* _Exercise instructions_: Exactly the lines from the start of the data below through the line that contains "ys = alt.Scale(domain=[0, 60], nice=False, zero=False)" are to be copied, with pictures left out.

* _Record set_:
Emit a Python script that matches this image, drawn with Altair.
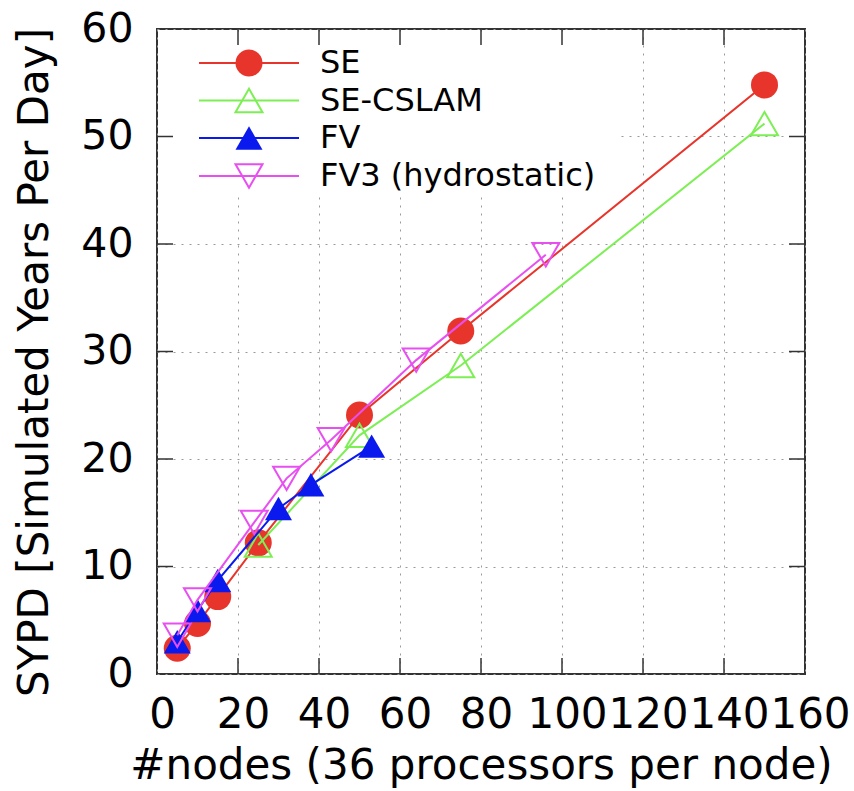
import altair as alt
import pandas as pd

# ---- data ----
se_x = [5, 10, 15, 25, 50, 75, 150]
se_y = [2.4, 4.7, 7.2, 12.2, 24.1, 31.9, 54.8]

cslam_x = [25, 50, 75, 150]
cslam_y = [12.0, 22.2, 28.7, 51.2]

fv_x = [5, 10, 15, 30, 38, 53]
fv_y = [3.0, 5.9, 8.7, 15.4, 17.6, 21.2]

fv3_x = [5, 10, 24, 32, 43, 64, 96]
fv3_y = [3.6, 6.9, 14.1, 18.2, 21.8, 29.2, 39.0]

series_names = ["SE", "SE-CSLAM", "FV", "FV3 (hydrostatic)"]
series_colors = ["#e8352b", "#7def55", "#0a1aee", "#e84ff0"]
series_shapes = ["circle", "triangle-up", "triangle-up", "triangle-down"]
series_filled = [True, False, True, False]

x_ticks = [0, 20, 40, 60, 80, 100, 120, 140, 160]
y_ticks = [0, 10, 20, 30, 40, 50, 60]

x_title = "#nodes (36 processors per node)"
y_title = "SYPD [Simulated Years Per Day]"

W, H = 648, 645
FONT = "DejaVu Sans"

all_x = [se_x, cslam_x, fv_x, fv3_x]
all_y = [se_y, cslam_y, fv_y, fv3_y]

xs = alt.Scale(domain=[0, 160], nice=False, zero=False)
ys = alt.Scale(domain=[0, 60], nice=False, zero=False)

# base with axes + grid
axis_df = pd.DataFrame({"x": [0], "y": [0]})
base_axes = alt.Chart(axis_df).mark_point(opacity=0).encode(
    x=alt.X("x:Q", scale=xs, axis=alt.Axis(
        values=x_ticks, title=x_title, grid=True, gridDash=[2, 6], gridColor="#9a9a9a",
        gridWidth=1, domain=False, ticks=False, tickSize=0,
        labelFont=FONT, labelFontSize=42, labelColor="black", labelPadding=53, labelOffset=5,
        labelBaseline="alphabetic", labelOverlap=False, labelFlush=False, labelBound=False,
        titleFont=FONT, titleFontSize=42, titleFontWeight="normal", titleColor="black",
        titleBaseline="alphabetic", titleY=104, titleX=W / 2)),
    y=alt.Y("y:Q", scale=ys, axis=alt.Axis(
        values=y_ticks, title=y_title, grid=True, gridDash=[2, 6], gridColor="#9a9a9a",
        gridWidth=1, domain=False, ticks=False, tickSize=0,
        labelFont=FONT, labelFontSize=41, labelColor="black", labelPadding=24,
        labelOverlap=False, labelFlush=False, labelBound=False,
        titleFont=FONT, titleFontSize=42, titleFontWeight="normal", titleColor="black",
        titleAngle=270, titleBaseline="alphabetic", titleX=-110, titleY=333)),
)

# opaque legend box
legend_box = alt.Chart(axis_df).mark_rect(color="white").encode(
    x=alt.value(4), x2=alt.value(462), y=alt.value(4), y2=alt.value(166))

layers = [base_axes, legend_box]

for i, name in enumerate(series_names):
    df = pd.DataFrame({"x": all_x[i], "y": all_y[i]})
    c = series_colors[i]
    line = alt.Chart(df).mark_line(color=c, strokeWidth=2).encode(
        x=alt.X("x:Q", scale=xs), y=alt.Y("y:Q", scale=ys))
    pt = alt.Chart(df).mark_point(
        shape=series_shapes[i], size=729, filled=series_filled[i],
        color=c, fill=c if series_filled[i] else "white", fillOpacity=1 if series_filled[i] else 0,
        strokeWidth=2, opacity=1).encode(
        x=alt.X("x:Q", scale=xs), y=alt.Y("y:Q", scale=ys))
    layers += [line, pt]

# inward ticks on all four sides
xt = pd.DataFrame({"t": x_ticks[1:-1]})
yt = pd.DataFrame({"t": y_ticks[1:-1]})
tick_style = dict(color="#333333", strokeWidth=1.5)
layers.append(alt.Chart(xt).mark_rule(**tick_style).encode(
    x=alt.X("t:Q", scale=xs), y=alt.value(H), y2=alt.value(H - 16)))
layers.append(alt.Chart(xt).mark_rule(**tick_style).encode(
    x=alt.X("t:Q", scale=xs), y=alt.value(0), y2=alt.value(16)))
layers.append(alt.Chart(yt).mark_rule(**tick_style).encode(
    y=alt.Y("t:Q", scale=ys), x=alt.value(0), x2=alt.value(16)))
layers.append(alt.Chart(yt).mark_rule(**tick_style).encode(
    y=alt.Y("t:Q", scale=ys), x=alt.value(W), x2=alt.value(W - 16)))

# legend entries
row_y = [34, 71.5, 109, 147]
for i, name in enumerate(series_names):
    c = series_colors[i]
    ldf = pd.DataFrame({"label": [name]})
    layers.append(alt.Chart(ldf).mark_rule(color=c, strokeWidth=2).encode(
        x=alt.value(42), x2=alt.value(142), y=alt.value(row_y[i])))
    layers.append(alt.Chart(ldf).mark_point(
        shape=series_shapes[i], size=729, filled=series_filled[i],
        color=c, fill=c if series_filled[i] else "white", fillOpacity=1 if series_filled[i] else 0,
        strokeWidth=2, opacity=1).encode(x=alt.value(92), y=alt.value(row_y[i])))
    layers.append(alt.Chart(ldf).mark_text(
        font=FONT, fontSize=32, align="left", baseline="middle", color="black").encode(
        x=alt.value(163), y=alt.value(row_y[i]), text="label:N"))

chart = alt.layer(*layers).properties(
    width=W, height=H,
    autosize=alt.AutoSizeParams(type="none"),
    padding={"left": 157, "top": 29, "right": 49, "bottom": 117},
    background="white",
).configure_view(stroke="#333333", strokeWidth=2)

chart.save("out.html", embed_options={"renderer": "svg", "actions": False})
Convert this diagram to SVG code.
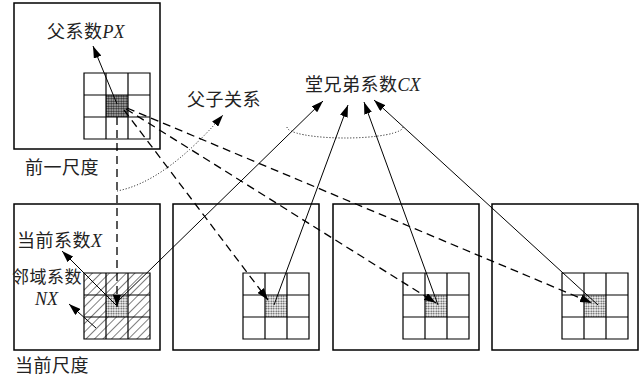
<svg xmlns="http://www.w3.org/2000/svg" width="639" height="380" viewBox="0 0 639 380">
<style>
.box{fill:#fff;stroke:#000;stroke-width:1.5}
.cell{fill:none;stroke:#000;stroke-width:1.2}
.t{font-family:"Noto Sans CJK SC","Noto Sans",sans-serif;font-size:18px;letter-spacing:0.5px;fill:#222}
.m{font-family:"Liberation Serif",serif;font-style:italic;letter-spacing:0}
.ln{stroke:#000;stroke-width:1;fill:none}
.da{stroke:#000;stroke-width:1.3;stroke-dasharray:8 5;fill:none}
.dot{stroke:#000;stroke-width:1;stroke-dasharray:1 2;fill:none}
</style>
<defs>
<marker id="ah" viewBox="0 0 12 8" refX="12" refY="4" markerWidth="12" markerHeight="8" orient="auto" markerUnits="userSpaceOnUse"><path d="M0,0 L12,4 L0,8 z" fill="#000"/></marker>
<pattern id="dots" width="2.5" height="2.5" patternUnits="userSpaceOnUse"><rect width="2.5" height="2.5" fill="#fff"/><circle cx="1.25" cy="1.25" r="0.9" fill="#444"/></pattern>
<pattern id="dots2" width="2.5" height="2.5" patternUnits="userSpaceOnUse"><rect width="2.5" height="2.5" fill="#ccc"/><circle cx="1.25" cy="1.25" r="1.05" fill="#222"/></pattern>
<pattern id="hatch" width="6" height="6" patternUnits="userSpaceOnUse" patternTransform="rotate(45)"><line x1="0" y1="0" x2="0" y2="6" stroke="#000" stroke-width="1"/></pattern>
<g id="grid"><path class="cell" d="M0,0H66V66H0Z M22,0V66 M44,0V66 M0,22H66 M0,44H66"/></g>
</defs>

<g id="prev-scale">
<rect class="box" x="14" y="3" width="146" height="146"/>
<rect x="106" y="95" width="22" height="22" fill="url(#dots2)"/>
<use href="#grid" x="84" y="73"/>
<text class="t" x="25" y="174">前一尺度</text>
</g>

<g id="cur-scale-1">
<rect class="box" x="14" y="204" width="146" height="146"/>
<rect x="84" y="273" width="66" height="66" fill="url(#hatch)"/>
<rect x="106" y="295" width="22" height="22" fill="url(#dots)"/>
<use href="#grid" x="84" y="273"/>
<text class="t" x="15" y="372">当前尺度</text>
</g>
<g id="cur-scale-2">
<rect class="box" x="173" y="204" width="146" height="146"/>
<rect x="265" y="295" width="22" height="22" fill="url(#dots)"/>
<use href="#grid" x="243" y="273"/>
</g>
<g id="cur-scale-3">
<rect class="box" x="333" y="204" width="146" height="146"/>
<rect x="425" y="295" width="22" height="22" fill="url(#dots)"/>
<use href="#grid" x="403" y="273"/>
</g>
<g id="cur-scale-4">
<rect class="box" x="492" y="204" width="146" height="146"/>
<rect x="584" y="295" width="22" height="22" fill="url(#dots)"/>
<use href="#grid" x="562" y="273"/>
</g>

<g id="connectors">
<line class="ln" x1="117" y1="104" x2="93" y2="46" marker-end="url(#ah)"/>
<line class="da" x1="117" y1="117" x2="117" y2="307" marker-end="url(#ah)"/>
<line class="da" x1="124" y1="110" x2="268" y2="300" marker-end="url(#ah)"/>
<line class="da" x1="126" y1="109" x2="436" y2="303" marker-end="url(#ah)"/>
<line class="da" x1="127" y1="108" x2="592" y2="303" marker-end="url(#ah)"/>
<line class="ln" x1="116" y1="303" x2="323" y2="101" marker-end="url(#ah)"/>
<line class="ln" x1="274" y1="305" x2="348" y2="105" marker-end="url(#ah)"/>
<line class="ln" x1="438" y1="305" x2="364" y2="102" marker-end="url(#ah)"/>
<line class="ln" x1="598" y1="305" x2="374" y2="100" marker-end="url(#ah)"/>
<line class="ln" x1="116" y1="305" x2="62" y2="251" marker-end="url(#ah)"/>
<line class="ln" x1="96" y1="328" x2="69" y2="304" marker-end="url(#ah)"/>
<path class="dot" d="M117,191 Q165,182 223,115" marker-end="url(#ah)"/>
<path class="dot" d="M287,127 A58,11 0 0 0 403,127"/>
</g>

<g id="labels">
<text class="t" x="47" y="38">父系数<tspan class="m">PX</tspan></text>
<text class="t" x="187" y="106">父子关系</text>
<text class="t" x="305" y="91">堂兄弟系数<tspan class="m">CX</tspan></text>
<text class="t" x="17" y="247">当前系数<tspan class="m">X</tspan></text>
<text class="t" x="12" y="283" style="font-size:17px">邻域系数</text>
<text class="t m" x="35" y="305">NX</text>
</g>
</svg>
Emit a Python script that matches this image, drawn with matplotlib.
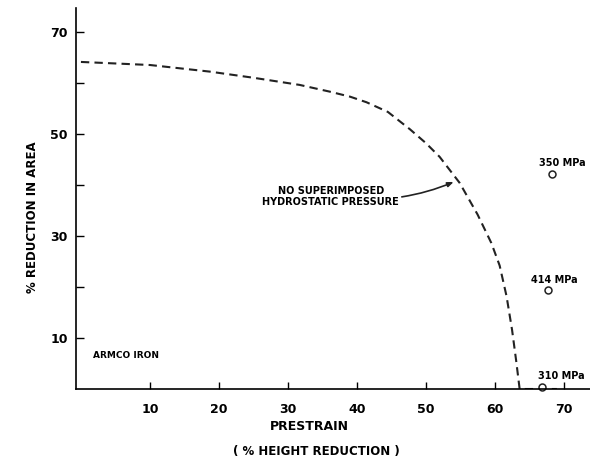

* _Answer below_:
Emit a Python script that matches this image, drawn with Altair.
import altair as alt
import pandas as pd

# ---- data ----
se_x = [5, 10, 15, 25, 50, 75, 150]
se_y = [2.4, 4.7, 7.2, 12.2, 24.1, 31.9, 54.8]

cslam_x = [25, 50, 75, 150]
cslam_y = [12.0, 22.2, 28.7, 51.2]

fv_x = [5, 10, 15, 30, 38, 53]
fv_y = [3.0, 5.9, 8.7, 15.4, 17.6, 21.2]

fv3_x = [5, 10, 24, 32, 43, 64, 96]
fv3_y = [3.6, 6.9, 14.1, 18.2, 21.8, 29.2, 39.0]

series_names = ["SE", "SE-CSLAM", "FV", "FV3 (hydrostatic)"]
series_colors = ["#e8352b", "#7def55", "#0a1aee", "#e84ff0"]
series_shapes = ["circle", "triangle-up", "triangle-up", "triangle-down"]
series_filled = [True, False, True, False]

x_ticks = [0, 20, 40, 60, 80, 100, 120, 140, 160]
y_ticks = [0, 10, 20, 30, 40, 50, 60]

x_title = "#nodes (36 processors per node)"
y_title = "SYPD [Simulated Years Per Day]"

W, H = 648, 645
FONT = "DejaVu Sans"

all_x = [se_x, cslam_x, fv_x, fv3_x]
all_y = [se_y, cslam_y, fv_y, fv3_y]

xs = alt.Scale(domain=[0, 160], nice=False, zero=False)
ys = alt.Scale(domain=[0, 60], nice=False, zero=False)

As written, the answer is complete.